Rye dough looks like cement! Especially when you make 24 kilos of it, like Josey did! Take a look:
Because rye is very low in gluten, a 100% rye dough lacks structure and needs to be baked in a greased pan, unlike the wheat doughs, which we shaped, proofed in bannetons and baked directly on the oven hearth.
The combination of actual hands-on practice and learning principles, as well as the information about flour and milling practices, was just right for me at this point in my bread baking journey. It was also a huge treat to visit the new mill, see the test kitchen, and hear Dr. Cole and Tom Sutton speak.
One of the most helpful things Josey taught us was how to pre-shape and shape the dough. After dividing it once the bulk fermentation is complete (I'll go over this in a future post), he tucks the bench knife under the piece of dough, metal edge facing away. Then he simply pushes the bench knife (and thus the dough) in a J-shape ("J like Josey!" he said), flicking it away from the dough at the end of the movement.

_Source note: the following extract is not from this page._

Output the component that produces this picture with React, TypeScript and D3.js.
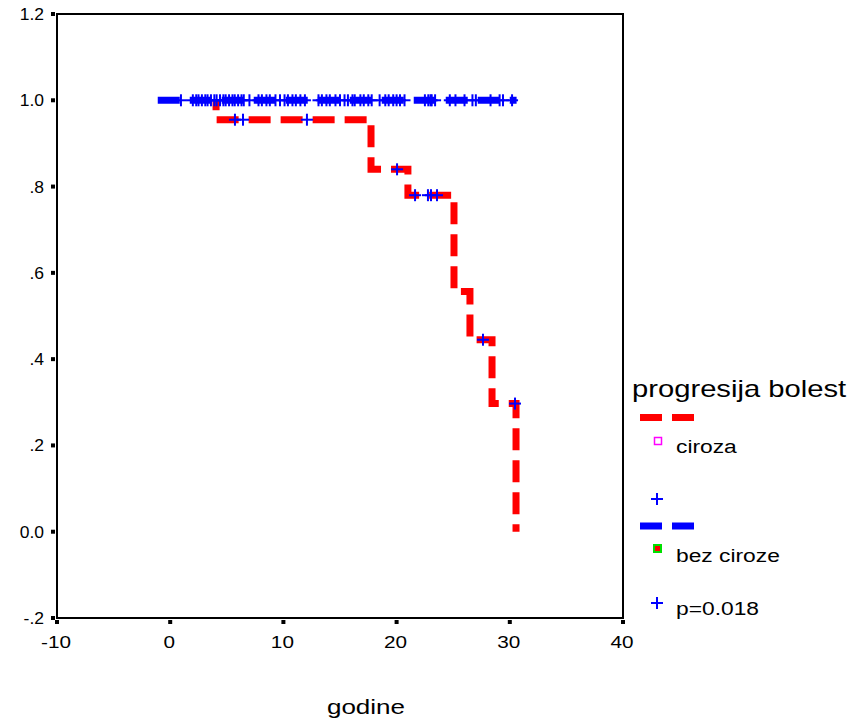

As if by magic, the once globby piece of dough suddenly looks taller and slightly rounded. A few more times of this, and the dough has real shape, all without any manhandling. Genius!
I'm incorporating everything I learned as well as using the rye starter I got from Josey into my bread baking here at home. A big thanks to Josey Baker, who is a kind, generous, and totally cool teacher! You're the best!